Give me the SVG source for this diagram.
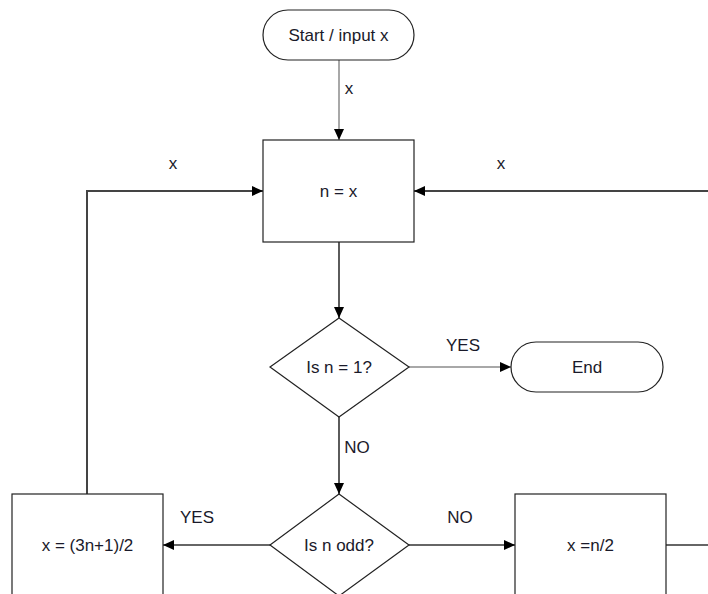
<svg xmlns="http://www.w3.org/2000/svg" width="708" height="594" viewBox="0 0 708 594">
<style>
.node{fill:#fff;stroke:#222;stroke-width:1.2}
.t{font-family:"Liberation Sans",Arial,sans-serif;font-size:17px;fill:#1a1a2a;text-anchor:middle;dominant-baseline:central}
.c{fill:none;stroke:#333;stroke-width:1.6}
.g{fill:none;stroke:#a8a8a8;stroke-width:2}
</style>
<defs>
<marker id="ah" markerUnits="userSpaceOnUse" markerWidth="12" markerHeight="12" refX="11" refY="6" orient="auto">
<path d="M0,1 L11,6 L0,11 Z" fill="#000"/>
</marker>
</defs>
<g id="connectors">
<path class="g" d="M339,60 L339,140" marker-end="url(#ah)"/>
<path class="c" d="M339,242 L339,318" marker-end="url(#ah)"/>
<path class="g" d="M409,367 L511,367" marker-end="url(#ah)"/>
<path class="c" d="M339,417 L339,494" marker-end="url(#ah)"/>
<path class="c" d="M270,545 L163,545" marker-end="url(#ah)"/>
<path class="c" d="M409,545 L515,545" marker-end="url(#ah)"/>
<path class="c" style="stroke-width:2;stroke:#444" d="M87,494 L87,191 L263,191" marker-end="url(#ah)"/>
<path class="c" style="stroke-width:2;stroke:#444" d="M708,191 L414,191" marker-end="url(#ah)"/>
<path class="c" d="M666,545 L708,545"/>
<text class="t" x="349" y="88">x</text>
<text class="t" x="173" y="163">x</text>
<text class="t" x="501" y="163">x</text>
<text class="t" x="463" y="345">YES</text>
<text class="t" x="357" y="447">NO</text>
<text class="t" x="197" y="517">YES</text>
<text class="t" x="460" y="517">NO</text>
</g>
<g id="start">
<rect class="node" x="263" y="10" width="151" height="50" rx="25" ry="25"/>
<text class="t" x="338.5" y="35">Start / input x</text>
</g>
<g id="assign">
<rect class="node" x="263" y="140" width="151" height="102"/>
<text class="t" x="338.5" y="191">n = x</text>
</g>
<g id="isone">
<polygon class="node" points="339,318 409,367 339,417 270,367"/>
<text class="t" x="339" y="367">Is n = 1?</text>
</g>
<g id="end">
<rect class="node" x="511" y="342" width="152" height="50" rx="25" ry="25"/>
<text class="t" x="587" y="367">End</text>
</g>
<g id="isodd">
<polygon class="node" points="339,494 409,545 339,596 270,545"/>
<text class="t" x="339" y="545">Is n odd?</text>
</g>
<g id="odd">
<rect class="node" x="12" y="494" width="151" height="104"/>
<text class="t" x="87.5" y="545">x = (3n+1)/2</text>
</g>
<g id="even">
<rect class="node" x="515" y="494" width="151" height="104"/>
<text class="t" x="590.5" y="545">x =n/2</text>
</g>
</svg>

**DIRECTIONS**
Copy the material above exactly and drop the pictures.

**REPLY**
Give me the SVG source for this diagram.
<svg xmlns="http://www.w3.org/2000/svg" width="708" height="594" viewBox="0 0 708 594">
<style>
.node{fill:#fff;stroke:#222;stroke-width:1.2}
.t{font-family:"Liberation Sans",Arial,sans-serif;font-size:17px;fill:#1a1a2a;text-anchor:middle;dominant-baseline:central}
.c{fill:none;stroke:#333;stroke-width:1.6}
.g{fill:none;stroke:#a8a8a8;stroke-width:2}
</style>
<defs>
<marker id="ah" markerUnits="userSpaceOnUse" markerWidth="12" markerHeight="12" refX="11" refY="6" orient="auto">
<path d="M0,1 L11,6 L0,11 Z" fill="#000"/>
</marker>
</defs>
<g id="connectors">
<path class="g" d="M339,60 L339,140" marker-end="url(#ah)"/>
<path class="c" d="M339,242 L339,318" marker-end="url(#ah)"/>
<path class="g" d="M409,367 L511,367" marker-end="url(#ah)"/>
<path class="c" d="M339,417 L339,494" marker-end="url(#ah)"/>
<path class="c" d="M270,545 L163,545" marker-end="url(#ah)"/>
<path class="c" d="M409,545 L515,545" marker-end="url(#ah)"/>
<path class="c" style="stroke-width:2;stroke:#444" d="M87,494 L87,191 L263,191" marker-end="url(#ah)"/>
<path class="c" style="stroke-width:2;stroke:#444" d="M708,191 L414,191" marker-end="url(#ah)"/>
<path class="c" d="M666,545 L708,545"/>
<text class="t" x="349" y="88">x</text>
<text class="t" x="173" y="163">x</text>
<text class="t" x="501" y="163">x</text>
<text class="t" x="463" y="345">YES</text>
<text class="t" x="357" y="447">NO</text>
<text class="t" x="197" y="517">YES</text>
<text class="t" x="460" y="517">NO</text>
</g>
<g id="start">
<rect class="node" x="263" y="10" width="151" height="50" rx="25" ry="25"/>
<text class="t" x="338.5" y="35">Start / input x</text>
</g>
<g id="assign">
<rect class="node" x="263" y="140" width="151" height="102"/>
<text class="t" x="338.5" y="191">n = x</text>
</g>
<g id="isone">
<polygon class="node" points="339,318 409,367 339,417 270,367"/>
<text class="t" x="339" y="367">Is n = 1?</text>
</g>
<g id="end">
<rect class="node" x="511" y="342" width="152" height="50" rx="25" ry="25"/>
<text class="t" x="587" y="367">End</text>
</g>
<g id="isodd">
<polygon class="node" points="339,494 409,545 339,596 270,545"/>
<text class="t" x="339" y="545">Is n odd?</text>
</g>
<g id="odd">
<rect class="node" x="12" y="494" width="151" height="104"/>
<text class="t" x="87.5" y="545">x = (3n+1)/2</text>
</g>
<g id="even">
<rect class="node" x="515" y="494" width="151" height="104"/>
<text class="t" x="590.5" y="545">x =n/2</text>
</g>
</svg>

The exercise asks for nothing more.